In Door #2, our view of thoughts becomes rigid: they must be managed, corrected, and perfected. We white-knuckle our way through mental discipline. "Take every thought captive" becomes a weapon we use against ourselves. The emotional experience shifts from chaotic helplessness to exhausting vigilance. We're striving, always striving—and it's never enough.

Our relationship with God becomes transactional: "If I think right, He'll approve. If my mind wanders, I'm failing Him." The primary question changes from "How do I survive?" to "How do I fix this? How do I control this?"

We're trying to achieve identity through our mental performance. We're proving we're good by thinking good thoughts. And when we fail—which we inevitably do—shame spirals keep us locked in the cycle.

Here's what we don't realize: We can't create relational safety for our children while our own minds are captured. We can't give them Door #3 freedom if we're still living in Door #1 chaos or Door #2 striving.

The tools of Door #2—fear, shame, control, punishment—are the same tools that enslaved us in Door #1. We've just turned them inward. We thought we were becoming free. We were only becoming our own slave masters.

Door #3: The Mind as a Child

But what if there's a third way?

What if God isn't asking us to master our minds, but inviting us to live as His children—in union with Him, where mental freedom isn't something we achieve but something we access?

Graham Cooke puts it this way: "Learning to live FROM oneness with Christ instead of trying to achieve it has transformed my daily walk with God."

Living FROM instead of living TOWARD changes everything.

In Door #2, we ask: "What do I need to think to become free?" We're living TOWARD mental freedom, trying to achieve it through better thoughts.

In Door #3, we ask: "What does it look like to think FROM the freedom that's already mine in Christ?" We're living FROM union with God, accessing the mind of Christ that's already ours.

Remember the Israelites receiving what we now call the "ten commandments"? They'd been slaves for generations. When God gave them the ketubah—the marriage proposal—they could only hear it as rules and restrictions. Why? Because slavery was their mental operating system.

But what if those weren't commandments at all? What if they were descriptions of what life looks like when your mind is free?

"In our new world, the strong protect the weak. Your stuff is safe. Your body is safe. Rest is protected. There's enough."

The Israelites couldn't comprehend it. Slaves don't know how to think like free people. They'd been set free, but they didn't know how to live free.
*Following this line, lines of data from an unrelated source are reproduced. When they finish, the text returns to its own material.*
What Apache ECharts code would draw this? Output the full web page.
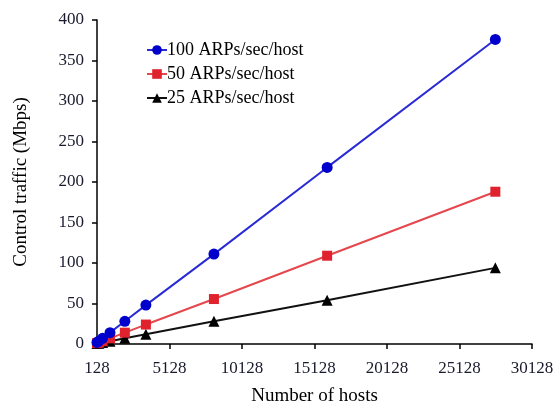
<!DOCTYPE html>
<html>
<head>
<meta charset="utf-8">
<script src="https://cdn.jsdelivr.net/npm/echarts@6/dist/echarts.min.js"></script>
<style>
  html, body { margin: 0; padding: 0; background: #fff; }
  #chart { width: 556px; height: 405px; }
</style>
</head>
<body>
<div id="chart"></div>
<script>
// number of hosts (x values)
const hosts = [128, 256, 512, 1024, 2048, 3500, 8192, 16000, 27600];
// control traffic in Mbps
const arp100 = [2, 3.5, 7, 14, 28, 48, 111, 218, 376];
const arp50 = [1, 1.7, 3.5, 7, 14, 24, 55.5, 109, 188];
const arp25 = [0.5, 0.9, 1.7, 3.5, 7, 12, 28, 54, 94];
const seriesNames = ["100 ARPs/sec/host", "50 ARPs/sec/host", "25 ARPs/sec/host"];

const font = "Liberation Serif";
const pair = (ys) => hosts.map((h, i) => [h, ys[i]]);

const chart = echarts.init(document.getElementById("chart"));
chart.setOption({
  animation: false,
  grid: { left: 97, right: 24, top: 20, bottom: 61, containLabel: false, outerBoundsMode: "none" },
  legend: {
    orient: "vertical",
    left: 141,
    top: 36,
    itemWidth: 20,
    itemHeight: 12,
    itemGap: 6,
    textStyle: { fontFamily: font, fontSize: 18, color: "#000", padding: [0, 0, 0, -5] },
    data: seriesNames,
  },
  xAxis: {
    type: "value",
    min: 128,
    max: 30128,
    interval: 5000,
    name: "Number of hosts",
    nameLocation: "middle",
    nameGap: 43,
    nameTextStyle: { fontFamily: font, fontSize: 19, color: "#000" },
    axisLine: { lineStyle: { color: "#000", width: 1.5 } },
    axisTick: { show: true, length: 5, lineStyle: { color: "#000", width: 1.5 } },
    axisLabel: { fontFamily: font, fontSize: 17, color: "#1a1a2e", margin: 16, formatter: (v) => String(v) },
    splitLine: { show: false },
  },
  yAxis: {
    type: "value",
    min: 0,
    max: 400,
    interval: 50,
    name: "Control traffic (Mbps)",
    nameLocation: "middle",
    nameGap: 66,
    nameTextStyle: { fontFamily: font, fontSize: 19, color: "#000" },
    axisLine: { show: true, lineStyle: { color: "#000", width: 1.5 } },
    axisTick: { show: true, length: 5, lineStyle: { color: "#000", width: 1.5 } },
    axisLabel: { fontFamily: font, fontSize: 17, color: "#1a1a2e", margin: 13 },
    splitLine: { show: false },
  },
  series: [
    {
      name: seriesNames[0],
      type: "line",
      data: pair(arp100),
      symbol: "circle",
      symbolSize: 11,
      lineStyle: { color: "#2b2bd6", width: 2 },
      itemStyle: { color: "#0000cc" },
      z: 3,
    },
    {
      name: seriesNames[1],
      type: "line",
      data: pair(arp50),
      symbol: "rect",
      symbolSize: 10,
      lineStyle: { color: "#e5474d", width: 2 },
      itemStyle: { color: "#e0222e" },
      z: 2,
    },
    {
      name: seriesNames[2],
      type: "line",
      data: pair(arp25),
      symbol: "triangle",
      symbolSize: 11,
      lineStyle: { color: "#111", width: 2 },
      itemStyle: { color: "#000" },
      z: 1,
    },
  ],
});
</script>
</body>
</html>
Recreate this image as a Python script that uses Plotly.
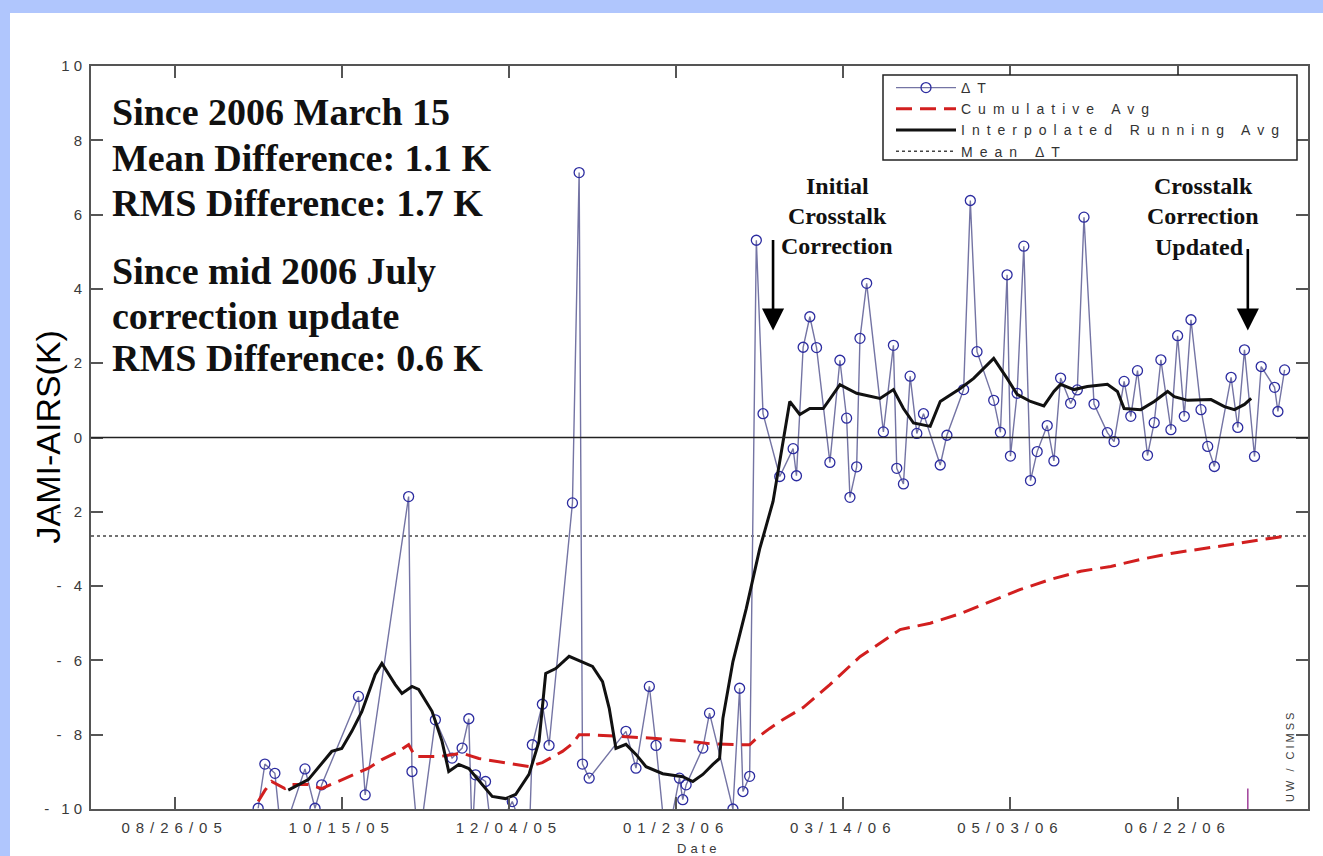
import plotly.graph_objects as go

# ---------------------------------------------------------------------------
# JAMI minus AIRS brightness-temperature differences (K)
# ---------------------------------------------------------------------------
DT_DATES = [
    "2005-09-20", "2005-09-22", "2005-09-25", "2005-09-27", "2005-10-04", "2005-10-07",
    "2005-10-09", "2005-10-20", "2005-10-22", "2005-11-04", "2005-11-05", "2005-11-07",
    "2005-11-12", "2005-11-17", "2005-11-20", "2005-11-22", "2005-11-23", "2005-11-24",
    "2005-11-27", "2005-11-29", "2005-12-05", "2005-12-10", "2005-12-11", "2005-12-14",
    "2005-12-16", "2005-12-23", "2005-12-25", "2005-12-26", "2005-12-28", "2006-01-08",
    "2006-01-11", "2006-01-15", "2006-01-17", "2006-01-20", "2006-01-24", "2006-01-25",
    "2006-01-26", "2006-01-31", "2006-02-02", "2006-02-09", "2006-02-11", "2006-02-12",
    "2006-02-14", "2006-02-16", "2006-02-18", "2006-02-23", "2006-02-27", "2006-02-28",
    "2006-03-02", "2006-03-04", "2006-03-06", "2006-03-10", "2006-03-13", "2006-03-15",
    "2006-03-16", "2006-03-18", "2006-03-19", "2006-03-21", "2006-03-26", "2006-03-29",
    "2006-03-30", "2006-04-01", "2006-04-03", "2006-04-05", "2006-04-07", "2006-04-12",
    "2006-04-14", "2006-04-19", "2006-04-21", "2006-04-23", "2006-04-28", "2006-04-30",
    "2006-05-02", "2006-05-03", "2006-05-05", "2006-05-07", "2006-05-09", "2006-05-11",
    "2006-05-14", "2006-05-16", "2006-05-18", "2006-05-21", "2006-05-23", "2006-05-25",
    "2006-05-28", "2006-06-01", "2006-06-03", "2006-06-06", "2006-06-08", "2006-06-10",
    "2006-06-13", "2006-06-15", "2006-06-17", "2006-06-20", "2006-06-22", "2006-06-24",
    "2006-06-26", "2006-06-29", "2006-07-01", "2006-07-03", "2006-07-08", "2006-07-10",
    "2006-07-12", "2006-07-15", "2006-07-17", "2006-07-21", "2006-07-22", "2006-07-24",
]
DT_VALUES = [
    -9.98, -8.79, -9.04, -10.8, -8.92, -9.98,
    -9.35, -6.97, -9.62, -1.59, -8.99, -11.0,
    -7.60, -8.63, -8.36, -7.57, -10.8, -9.08,
    -9.26, -10.8, -9.80, -11.0, -8.27, -7.18,
    -8.29, -1.76, 7.13, -8.79, -9.17, -7.91,
    -8.90, -6.70, -8.29, -11.0, -9.17, -9.75,
    -9.35, -8.36, -7.42, -10.0, -6.75, -9.53,
    -9.12, 5.31, 0.64, -1.05, -0.30, -1.03,
    2.43, 3.25, 2.42, -0.67, 2.08, 0.52,
    -1.61, -0.79, 2.67, 4.15, 0.15, 2.48,
    -0.83, -1.25, 1.65, 0.11, 0.64, -0.74,
    0.06, 1.29, 6.38, 2.31, 1.00, 0.14,
    4.38, -0.50, 1.19, 5.15, -1.16, -0.38,
    0.32, -0.63, 1.60, 0.92, 1.28, 5.93,
    0.90, 0.13, -0.11, 1.51, 0.57, 1.80,
    -0.48, 0.40, 2.09, 0.21, 2.74, 0.57,
    3.17, 0.75, -0.24, -0.78, 1.62, 0.27,
    2.36, -0.51, 1.91, 1.35, 0.70, 1.82,
]

# Interpolated running average (K)
RUN_DATES = [
    "2005-09-29", "2005-10-05", "2005-10-12", "2005-10-15", "2005-10-18", "2005-10-21",
    "2005-10-25", "2005-10-27", "2005-10-31", "2005-11-02", "2005-11-05", "2005-11-07",
    "2005-11-11", "2005-11-14", "2005-11-16", "2005-11-19", "2005-11-22", "2005-11-26",
    "2005-11-29", "2005-12-03", "2005-12-06", "2005-12-10", "2005-12-13", "2005-12-15",
    "2005-12-18", "2005-12-22", "2005-12-27", "2005-12-29", "2006-01-01", "2006-01-03",
    "2006-01-05", "2006-01-08", "2006-01-11", "2006-01-14", "2006-01-19", "2006-01-25",
    "2006-01-28", "2006-01-31", "2006-02-03", "2006-02-05", "2006-02-06", "2006-02-09",
    "2006-02-13", "2006-02-17", "2006-02-21", "2006-02-23", "2006-02-26", "2006-03-01",
    "2006-03-04", "2006-03-08", "2006-03-13", "2006-03-18", "2006-03-25", "2006-03-29",
    "2006-04-01", "2006-04-04", "2006-04-09", "2006-04-12", "2006-04-18", "2006-04-22",
    "2006-04-28", "2006-05-02", "2006-05-05", "2006-05-09", "2006-05-13", "2006-05-16",
    "2006-05-18", "2006-05-22", "2006-05-26", "2006-06-01", "2006-06-04", "2006-06-06",
    "2006-06-11", "2006-06-15", "2006-06-19", "2006-06-21", "2006-06-25", "2006-07-02",
    "2006-07-06", "2006-07-09", "2006-07-12", "2006-07-14",
]
RUN_VALUES = [
    -9.49, -9.21, -8.45, -8.37, -7.91, -7.38,
    -6.38, -6.08, -6.65, -6.89, -6.70, -6.78,
    -7.37, -8.18, -8.99, -8.80, -8.91, -9.34,
    -9.66, -9.72, -9.61, -9.07, -8.18, -6.35,
    -6.22, -5.89, -6.08, -6.16, -6.57, -7.29,
    -8.37, -8.26, -8.53, -8.86, -9.05, -9.13,
    -9.26, -9.07, -8.80, -8.64, -7.56, -6.03,
    -4.60, -3.00, -1.72, -0.65, 0.97, 0.62,
    0.78, 0.78, 1.42, 1.19, 1.05, 1.29,
    0.78, 0.39, 0.30, 0.97, 1.32, 1.59,
    2.13, 1.59, 1.16, 0.97, 0.85, 1.24,
    1.43, 1.29, 1.37, 1.43, 1.24, 0.78,
    0.75, 0.97, 1.24, 1.10, 1.00, 1.02,
    0.83, 0.75, 0.89, 1.05,
]

# Cumulative average (K)
CUM_DATES = [
    "2005-09-20", "2005-09-22", "2005-09-24", "2005-09-28", "2005-09-30", "2005-10-05",
    "2005-10-09", "2005-10-14", "2005-10-19", "2005-10-23", "2005-10-27", "2005-11-01",
    "2005-11-04", "2005-11-06", "2005-11-13", "2005-11-20", "2005-11-25", "2005-12-04",
    "2005-12-10", "2005-12-14", "2005-12-20", "2005-12-23", "2005-12-25", "2005-12-28",
    "2006-01-07", "2006-01-17", "2006-01-27", "2006-02-02", "2006-02-11", "2006-02-14",
    "2006-02-16", "2006-02-20", "2006-02-24", "2006-03-02", "2006-03-10", "2006-03-19",
    "2006-03-31", "2006-04-09", "2006-04-18", "2006-04-27", "2006-05-06", "2006-05-15",
    "2006-05-24", "2006-06-02", "2006-06-11", "2006-06-20", "2006-06-29", "2006-07-08",
    "2006-07-17", "2006-07-24",
]
CUM_VALUES = [
    -9.80, -9.50, -9.26, -9.45, -9.34, -9.34,
    -9.45, -9.26, -9.07, -8.90, -8.67, -8.45,
    -8.27, -8.59, -8.59, -8.50, -8.64, -8.77,
    -8.86, -8.75, -8.45, -8.24, -8.00, -8.00,
    -8.05, -8.10, -8.18, -8.24, -8.27, -8.27,
    -8.10, -7.83, -7.59, -7.27, -6.65, -5.90,
    -5.17, -5.00, -4.74, -4.41, -4.09, -3.82,
    -3.60, -3.47, -3.28, -3.12, -3.01, -2.88,
    -2.75, -2.66,
]

MEAN_DT = -2.65

X_RANGE = ["2005-08-01", "2006-07-31"]
X_TICK_DATES = ["2005-08-26", "2005-10-15", "2005-12-04", "2006-01-23",
                "2006-03-14", "2006-05-03", "2006-06-22"]
X_TICK_TEXT = ["08/26/05", "10/15/05", "12/04/05", "01/23/06",
               "03/14/06", "05/03/06", "06/22/06"]
Y_TICKS = [-10, -8, -6, -4, -2, 0, 2, 4, 6, 8, 10]

INITIAL_CORRECTION = "2006-02-21"
UPDATED_CORRECTION = "2006-07-13"

SUMMARY_LINES = [
    "Since 2006 March 15",
    "Mean Difference: 1.1 K",
    "RMS Difference: 1.7 K",
    "Since mid 2006 July",
    "correction update",
    "RMS Difference: 0.6 K",
]

# ---------------------------------------------------------------------------
# Page geometry (pixels)
# ---------------------------------------------------------------------------
W, H = 1323, 856
PL, PR, PT, PB = 91, 1308, 66, 809


def px_x(px):
    return (px - PL) / (PR - PL)


def px_y(py):
    return (PB - py) / (PB - PT)


def spaced(text, gap):
    return f'<span style="letter-spacing:{gap}px">{text}</span>'


AXIS_COLOR = "#555555"
TICK_FONT = dict(family="Liberation Sans", size=15, color="#3a3a3a")
LEGEND_GAP = 7

fig = go.Figure()

fig.add_trace(go.Scatter(
    x=X_RANGE, y=[MEAN_DT, MEAN_DT], mode="lines",
    name=spaced("Mean ΔT", LEGEND_GAP), legendrank=4,
    line=dict(color="#444444", width=1.6, dash="dot"),
))
fig.add_trace(go.Scatter(
    x=DT_DATES, y=DT_VALUES, mode="lines+markers",
    name=spaced("ΔT", LEGEND_GAP), legendrank=1,
    line=dict(color="#7474a4", width=1.4),
    marker=dict(symbol="circle-open", size=10,
                line=dict(color="#2c2ca0", width=1.3), color="#2c2ca0"),
))
fig.add_trace(go.Scatter(
    x=CUM_DATES, y=CUM_VALUES, mode="lines",
    name=spaced("Cumulative Avg", LEGEND_GAP), legendrank=2,
    line=dict(color="#d21f1f", width=3, dash="16px,8px"),
))
fig.add_trace(go.Scatter(
    x=RUN_DATES, y=RUN_VALUES, mode="lines",
    name=spaced("Interpolated Running Avg", LEGEND_GAP), legendrank=3,
    line=dict(color="#111111", width=3),
))

# zero reference line
fig.add_shape(type="line", xref="paper", x0=0, x1=1, yref="y", y0=0, y1=0,
              line=dict(color="#222222", width=1.5))

# small marker at the bottom for the update date
fig.add_shape(type="line", xref="x", x0=UPDATED_CORRECTION, x1=UPDATED_CORRECTION,
              yref="y", y0=-10, y1=-9.45, line=dict(color="#a0409a", width=1.5))

# legend frame (white box under the legend entries)
fig.add_shape(type="rect", xref="paper", yref="paper",
              x0=px_x(883), x1=px_x(1297), y0=px_y(160), y1=px_y(75),
              line=dict(color="#222222", width=1.5), fillcolor="white", layer="above")

# light-blue page border strips
fig.add_shape(type="rect", xref="paper", yref="paper",
              x0=px_x(0), x1=px_x(10), y0=px_y(H), y1=px_y(0),
              line=dict(width=0), fillcolor="#b0c6fd", layer="below")
fig.add_shape(type="rect", xref="paper", yref="paper",
              x0=px_x(0), x1=px_x(W), y0=px_y(13), y1=px_y(0),
              line=dict(width=0), fillcolor="#b0c6fd", layer="below")

# summary text block
SERIF = "Liberation Serif"
for text, py in zip(SUMMARY_LINES, [112, 158, 203, 271, 316, 358]):
    fig.add_annotation(text=f"<b>{text}</b>", xref="paper", yref="paper",
                       x=px_x(110), y=px_y(py), xanchor="left", yanchor="middle",
                       showarrow=False, font=dict(family=SERIF, size=38, color="#111111"))

for text, px, py in [("Initial", 837, 186), ("Crosstalk", 837, 216), ("Correction", 837, 246),
                     ("Crosstalk", 1203, 186), ("Correction", 1203, 216), ("Updated", 1199, 247)]:
    fig.add_annotation(text=f"<b>{text}</b>", xref="paper", yref="paper",
                       x=px_x(px), y=px_y(py), xanchor="center", yanchor="middle",
                       showarrow=False, font=dict(family=SERIF, size=24, color="#111111"))

# correction arrows
for date, tail in [(INITIAL_CORRECTION, -92), (UPDATED_CORRECTION, -83)]:
    fig.add_annotation(x=date, y=2.88, xref="x", yref="y", text="",
                       showarrow=True, arrowhead=2, arrowsize=1.7, arrowwidth=2.6,
                       arrowcolor="#000000", ax=0, ay=tail)

# axis titles and credit
fig.add_annotation(text="JAMI-AIRS(K)", xref="paper", yref="paper",
                   x=px_x(47), y=0.5, textangle=-90, showarrow=False,
                   xanchor="center", yanchor="middle",
                   font=dict(family="Liberation Sans", size=34, color="#000000"))
fig.add_annotation(text=spaced("Date", 4), xref="paper", yref="paper",
                   x=px_x(698), y=px_y(848), showarrow=False,
                   xanchor="center", yanchor="middle",
                   font=dict(family="Liberation Sans", size=13, color="#3a3a3a"))
fig.add_annotation(text=spaced("UW / CIMSS", 3), xref="paper", yref="paper",
                   x=px_x(1290), y=px_y(756), textangle=-90, showarrow=False,
                   xanchor="center", yanchor="middle",
                   font=dict(family="Liberation Sans", size=11, color="#3a3a3a"))

axis_common = dict(
    showline=True, linecolor=AXIS_COLOR, linewidth=2, mirror="ticks",
    ticks="inside", ticklen=12, tickwidth=1.5, tickcolor=AXIS_COLOR,
    showgrid=False, zeroline=False, tickfont=TICK_FONT,
)

fig.update_xaxes(type="date", range=X_RANGE, tickmode="array",
                 tickvals=X_TICK_DATES, ticktext=[spaced(t, 6) for t in X_TICK_TEXT],
                 ticklabelstandoff=4, **axis_common)
fig.update_yaxes(range=[-10, 10], tickmode="array", tickvals=Y_TICKS,
                 ticktext=[spaced(str(v).replace("-", "- "), 4) for v in Y_TICKS],
                 **axis_common)

fig.update_layout(
    width=W, height=H,
    margin=dict(l=PL, r=W - PR, t=PT, b=H - PB),
    paper_bgcolor="white", plot_bgcolor="white",
    showlegend=True,
    legend=dict(x=px_x(891), y=px_y(72), xanchor="left", yanchor="top",
                bgcolor="rgba(0,0,0,0)", borderwidth=0,
                font=dict(family="Liberation Sans", size=14, color="#333333"),
                itemwidth=60, tracegroupgap=0),
)

fig.write_html("out.html")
The same struggle continues today.

I'm learning that I don't have to earn care anymore—it's already mine. The boy I know who responds with rage is learning that he doesn't have to fight for safety anymore—it's already his. But learning to live FROM that truth instead of TOWARD it? That's the journey of Door #3.

We've been set free in Christ, but our minds are still running Door #1 and Door #2 software. We need more than new information. We need a new operating system.

In Door #3, our view of thoughts transforms entirely. Instead of controlling or perfecting them through our own effort, we partner with God to curate and renew them through relationship. Thoughts become something we tend, not something we master.

The emotional experience shifts from exhaustion to peace, from vigilance to curiosity. We're free to fail and repair. Free to not have it all figured out. Free to learn and grow without shame.

Our relationship with God becomes union: "His nature is already in me." Not something we're working toward—something we're living FROM. The primary question changes from "How do I fix this?" to "Father, what are we doing together?"

What drives us is no longer trying to achieve—it's learning to trust. Trust who God says we are. Trust that we're already enough. Trust that life is for enjoying, not just enduring or managing.

Graham Cooke continues: "As He is, so are we in this world. As He is—present tense, right now. Not 'as we hope to be' but 'as we are' because of our union with Him."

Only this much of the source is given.